What happens when you scale things up? Wall-sized images that have a hundred times more detail than what we are using today; real-time streaming of visuals from the bottom of a sea floor or across the globe that look much sharper than today’s projection in a movie theatre; the ability for a research team around the world to see, discuss, and jointly manipulate such images.

Do scientists start thinking and working a little differently when they have these new abilities? And what happens when these abilities become available to various industries and wider public? And – the question that of course directly interests me – how will these new imaging, visualization, and communication capabilities affect future culture? What are the new cinematic, graphic, and multimedia languages that will take advantage of future imaging infrastructure? In other words, when you have a wall-size display with 35,000 x 12,000 pixel resolution, what do you put on it – besides super-resolved images of a brain, a geological process, and other scientific phenomena?

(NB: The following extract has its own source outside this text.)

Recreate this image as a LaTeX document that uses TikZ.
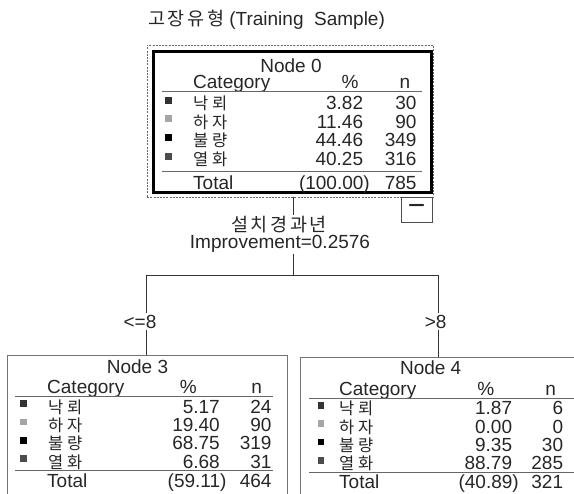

When we think of technology’s impact on culture, we are used to considering the effects of new technological inventions (including visual technologies). We are not used to thinking about the effects of scaling up already widely used technologies. For instance, generations of art historians have discussed the introduction of a new technique of one-point linear perspective during the Renaissance in western Europe. Similarly, endless volumes have been written about the inventions of photography in the 19th century and how it affected arts, culture, warfare, etc. To take a more recent example, it’s obvious that a whole series of new medical imaging techniques developed over the last two decades in addition to the century old X-ray technique – CAT, MRI, CT, PET, and others – have had a fundamental impact on medical practice. Similarly, the introduction of graphical browsers around 1993 is what allowed the World Wide Web – which at this point had already existed for a few years - to quickly take off.